• _YOUR GOAL_: Up to and including the line that contains "var regimeAt = [3.35, 23.3, 200];", repeat each line of the data exactly, starting from the first.

— begin DATA EXTRACT —

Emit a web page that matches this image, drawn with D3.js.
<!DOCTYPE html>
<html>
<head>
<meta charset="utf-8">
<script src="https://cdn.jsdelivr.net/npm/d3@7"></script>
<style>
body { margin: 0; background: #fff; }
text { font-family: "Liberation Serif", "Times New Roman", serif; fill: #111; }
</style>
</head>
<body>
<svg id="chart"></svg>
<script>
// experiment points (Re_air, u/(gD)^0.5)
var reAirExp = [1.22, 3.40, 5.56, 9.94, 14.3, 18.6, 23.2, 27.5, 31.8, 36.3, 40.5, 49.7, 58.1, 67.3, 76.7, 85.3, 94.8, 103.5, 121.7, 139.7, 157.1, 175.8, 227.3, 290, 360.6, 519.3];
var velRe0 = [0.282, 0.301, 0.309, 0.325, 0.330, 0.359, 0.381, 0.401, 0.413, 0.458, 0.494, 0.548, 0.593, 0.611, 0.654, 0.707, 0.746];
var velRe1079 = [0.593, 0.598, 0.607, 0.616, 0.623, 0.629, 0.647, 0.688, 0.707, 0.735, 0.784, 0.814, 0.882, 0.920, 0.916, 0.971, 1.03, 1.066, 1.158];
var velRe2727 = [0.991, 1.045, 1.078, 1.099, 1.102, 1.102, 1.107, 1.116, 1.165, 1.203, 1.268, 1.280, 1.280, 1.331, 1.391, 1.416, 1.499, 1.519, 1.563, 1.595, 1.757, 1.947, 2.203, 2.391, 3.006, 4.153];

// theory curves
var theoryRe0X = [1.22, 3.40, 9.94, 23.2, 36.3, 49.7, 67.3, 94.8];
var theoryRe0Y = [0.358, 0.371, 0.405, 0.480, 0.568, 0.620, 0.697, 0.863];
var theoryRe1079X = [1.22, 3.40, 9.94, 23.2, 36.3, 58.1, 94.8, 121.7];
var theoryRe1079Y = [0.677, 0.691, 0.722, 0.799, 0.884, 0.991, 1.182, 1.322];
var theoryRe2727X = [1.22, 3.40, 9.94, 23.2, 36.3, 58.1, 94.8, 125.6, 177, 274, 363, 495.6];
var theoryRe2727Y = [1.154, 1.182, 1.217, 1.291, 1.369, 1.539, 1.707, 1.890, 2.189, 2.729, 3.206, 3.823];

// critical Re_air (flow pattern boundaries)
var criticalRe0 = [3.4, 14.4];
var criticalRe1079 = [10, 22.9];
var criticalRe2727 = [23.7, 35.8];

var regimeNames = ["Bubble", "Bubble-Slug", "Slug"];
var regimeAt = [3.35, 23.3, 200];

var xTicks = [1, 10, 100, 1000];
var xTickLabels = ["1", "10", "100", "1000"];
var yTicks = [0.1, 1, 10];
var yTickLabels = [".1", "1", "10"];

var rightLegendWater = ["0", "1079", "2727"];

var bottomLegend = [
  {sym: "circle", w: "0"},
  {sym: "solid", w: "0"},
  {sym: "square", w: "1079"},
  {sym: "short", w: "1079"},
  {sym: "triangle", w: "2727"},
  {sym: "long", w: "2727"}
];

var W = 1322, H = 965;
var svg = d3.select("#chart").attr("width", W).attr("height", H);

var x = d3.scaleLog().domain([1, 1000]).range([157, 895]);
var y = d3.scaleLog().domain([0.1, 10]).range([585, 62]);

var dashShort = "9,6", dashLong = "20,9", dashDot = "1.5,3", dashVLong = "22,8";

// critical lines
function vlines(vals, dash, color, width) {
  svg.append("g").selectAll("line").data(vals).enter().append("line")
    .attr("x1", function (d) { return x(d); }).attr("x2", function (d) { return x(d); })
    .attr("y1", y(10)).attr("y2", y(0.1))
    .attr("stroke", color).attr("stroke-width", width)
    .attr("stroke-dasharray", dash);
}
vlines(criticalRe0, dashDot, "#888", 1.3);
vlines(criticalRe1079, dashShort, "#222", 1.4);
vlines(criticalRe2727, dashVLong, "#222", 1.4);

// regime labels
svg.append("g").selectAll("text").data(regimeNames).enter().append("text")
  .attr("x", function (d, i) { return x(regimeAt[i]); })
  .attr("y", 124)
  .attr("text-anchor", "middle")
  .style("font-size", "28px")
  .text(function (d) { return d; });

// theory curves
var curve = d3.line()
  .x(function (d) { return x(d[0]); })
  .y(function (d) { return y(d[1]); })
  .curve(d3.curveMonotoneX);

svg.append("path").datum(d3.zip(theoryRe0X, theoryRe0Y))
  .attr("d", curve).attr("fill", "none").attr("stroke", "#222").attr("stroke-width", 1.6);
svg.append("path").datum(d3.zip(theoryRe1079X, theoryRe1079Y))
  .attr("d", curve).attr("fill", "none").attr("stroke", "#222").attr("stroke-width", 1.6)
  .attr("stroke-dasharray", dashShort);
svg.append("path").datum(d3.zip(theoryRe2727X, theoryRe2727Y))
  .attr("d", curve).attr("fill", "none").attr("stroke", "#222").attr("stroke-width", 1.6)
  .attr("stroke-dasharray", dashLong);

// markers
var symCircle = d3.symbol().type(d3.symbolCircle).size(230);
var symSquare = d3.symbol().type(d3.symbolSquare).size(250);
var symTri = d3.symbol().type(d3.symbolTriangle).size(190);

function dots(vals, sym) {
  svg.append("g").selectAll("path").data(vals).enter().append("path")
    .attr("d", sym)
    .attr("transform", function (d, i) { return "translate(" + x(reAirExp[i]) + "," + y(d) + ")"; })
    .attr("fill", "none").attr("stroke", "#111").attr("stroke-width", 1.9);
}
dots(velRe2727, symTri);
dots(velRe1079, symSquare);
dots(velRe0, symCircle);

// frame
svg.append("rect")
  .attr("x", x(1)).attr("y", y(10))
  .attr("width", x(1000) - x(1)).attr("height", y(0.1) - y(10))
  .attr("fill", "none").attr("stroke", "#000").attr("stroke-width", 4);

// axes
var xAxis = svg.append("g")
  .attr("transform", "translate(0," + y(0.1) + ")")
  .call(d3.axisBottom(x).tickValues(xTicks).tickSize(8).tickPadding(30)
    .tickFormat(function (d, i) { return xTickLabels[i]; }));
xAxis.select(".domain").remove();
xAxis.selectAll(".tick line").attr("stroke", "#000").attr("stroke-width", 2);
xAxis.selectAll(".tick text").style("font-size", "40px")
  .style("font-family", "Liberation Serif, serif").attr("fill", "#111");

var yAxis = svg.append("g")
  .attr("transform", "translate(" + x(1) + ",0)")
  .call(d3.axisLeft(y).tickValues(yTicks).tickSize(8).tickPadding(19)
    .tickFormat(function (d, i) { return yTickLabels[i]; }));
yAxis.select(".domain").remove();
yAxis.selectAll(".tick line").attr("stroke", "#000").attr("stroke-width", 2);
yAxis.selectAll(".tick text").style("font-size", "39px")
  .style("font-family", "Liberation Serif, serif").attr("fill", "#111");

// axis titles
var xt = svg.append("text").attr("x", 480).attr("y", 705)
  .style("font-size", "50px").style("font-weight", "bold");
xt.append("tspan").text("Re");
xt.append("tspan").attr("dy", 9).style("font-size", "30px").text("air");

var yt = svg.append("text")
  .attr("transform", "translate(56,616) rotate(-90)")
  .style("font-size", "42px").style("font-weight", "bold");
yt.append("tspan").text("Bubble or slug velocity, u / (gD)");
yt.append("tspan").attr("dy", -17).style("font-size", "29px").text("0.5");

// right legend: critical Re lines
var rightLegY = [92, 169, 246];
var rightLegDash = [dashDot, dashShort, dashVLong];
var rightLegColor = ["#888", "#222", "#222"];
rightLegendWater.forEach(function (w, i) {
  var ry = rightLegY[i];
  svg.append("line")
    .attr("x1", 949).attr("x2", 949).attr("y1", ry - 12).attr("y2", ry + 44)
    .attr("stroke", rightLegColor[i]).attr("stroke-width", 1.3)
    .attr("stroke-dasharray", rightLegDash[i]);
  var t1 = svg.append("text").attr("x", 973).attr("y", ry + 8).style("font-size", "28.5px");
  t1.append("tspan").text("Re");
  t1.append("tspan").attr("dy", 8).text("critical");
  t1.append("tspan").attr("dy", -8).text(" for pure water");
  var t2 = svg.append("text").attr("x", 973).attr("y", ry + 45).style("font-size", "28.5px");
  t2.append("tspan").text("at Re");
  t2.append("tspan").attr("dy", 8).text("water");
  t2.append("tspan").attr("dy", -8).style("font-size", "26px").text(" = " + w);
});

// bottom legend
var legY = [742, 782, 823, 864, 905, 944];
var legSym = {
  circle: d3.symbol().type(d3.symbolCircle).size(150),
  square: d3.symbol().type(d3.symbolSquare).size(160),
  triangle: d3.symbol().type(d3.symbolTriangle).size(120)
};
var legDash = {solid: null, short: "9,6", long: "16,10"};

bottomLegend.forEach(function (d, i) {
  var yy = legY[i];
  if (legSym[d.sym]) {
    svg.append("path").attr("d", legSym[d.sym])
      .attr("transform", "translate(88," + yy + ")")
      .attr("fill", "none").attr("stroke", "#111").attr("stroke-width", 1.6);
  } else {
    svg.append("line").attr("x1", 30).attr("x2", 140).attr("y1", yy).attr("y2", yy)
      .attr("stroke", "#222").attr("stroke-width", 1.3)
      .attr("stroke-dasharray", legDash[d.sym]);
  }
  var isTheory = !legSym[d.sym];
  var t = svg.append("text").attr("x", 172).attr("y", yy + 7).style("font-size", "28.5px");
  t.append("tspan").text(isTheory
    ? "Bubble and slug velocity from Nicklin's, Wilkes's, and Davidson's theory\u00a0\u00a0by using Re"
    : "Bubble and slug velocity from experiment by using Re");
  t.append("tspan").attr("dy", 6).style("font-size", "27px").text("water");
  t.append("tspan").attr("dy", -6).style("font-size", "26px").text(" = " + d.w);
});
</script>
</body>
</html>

— end DATA EXTRACT —

• _RIGHT ANSWER_:
Emit a web page that matches this image, drawn with D3.js.
<!DOCTYPE html>
<html>
<head>
<meta charset="utf-8">
<script src="https://cdn.jsdelivr.net/npm/d3@7"></script>
<style>
body { margin: 0; background: #fff; }
text { font-family: "Liberation Serif", "Times New Roman", serif; fill: #111; }
</style>
</head>
<body>
<svg id="chart"></svg>
<script>
// experiment points (Re_air, u/(gD)^0.5)
var reAirExp = [1.22, 3.40, 5.56, 9.94, 14.3, 18.6, 23.2, 27.5, 31.8, 36.3, 40.5, 49.7, 58.1, 67.3, 76.7, 85.3, 94.8, 103.5, 121.7, 139.7, 157.1, 175.8, 227.3, 290, 360.6, 519.3];
var velRe0 = [0.282, 0.301, 0.309, 0.325, 0.330, 0.359, 0.381, 0.401, 0.413, 0.458, 0.494, 0.548, 0.593, 0.611, 0.654, 0.707, 0.746];
var velRe1079 = [0.593, 0.598, 0.607, 0.616, 0.623, 0.629, 0.647, 0.688, 0.707, 0.735, 0.784, 0.814, 0.882, 0.920, 0.916, 0.971, 1.03, 1.066, 1.158];
var velRe2727 = [0.991, 1.045, 1.078, 1.099, 1.102, 1.102, 1.107, 1.116, 1.165, 1.203, 1.268, 1.280, 1.280, 1.331, 1.391, 1.416, 1.499, 1.519, 1.563, 1.595, 1.757, 1.947, 2.203, 2.391, 3.006, 4.153];

// theory curves
var theoryRe0X = [1.22, 3.40, 9.94, 23.2, 36.3, 49.7, 67.3, 94.8];
var theoryRe0Y = [0.358, 0.371, 0.405, 0.480, 0.568, 0.620, 0.697, 0.863];
var theoryRe1079X = [1.22, 3.40, 9.94, 23.2, 36.3, 58.1, 94.8, 121.7];
var theoryRe1079Y = [0.677, 0.691, 0.722, 0.799, 0.884, 0.991, 1.182, 1.322];
var theoryRe2727X = [1.22, 3.40, 9.94, 23.2, 36.3, 58.1, 94.8, 125.6, 177, 274, 363, 495.6];
var theoryRe2727Y = [1.154, 1.182, 1.217, 1.291, 1.369, 1.539, 1.707, 1.890, 2.189, 2.729, 3.206, 3.823];

// critical Re_air (flow pattern boundaries)
var criticalRe0 = [3.4, 14.4];
var criticalRe1079 = [10, 22.9];
var criticalRe2727 = [23.7, 35.8];

var regimeNames = ["Bubble", "Bubble-Slug", "Slug"];
var regimeAt = [3.35, 23.3, 200];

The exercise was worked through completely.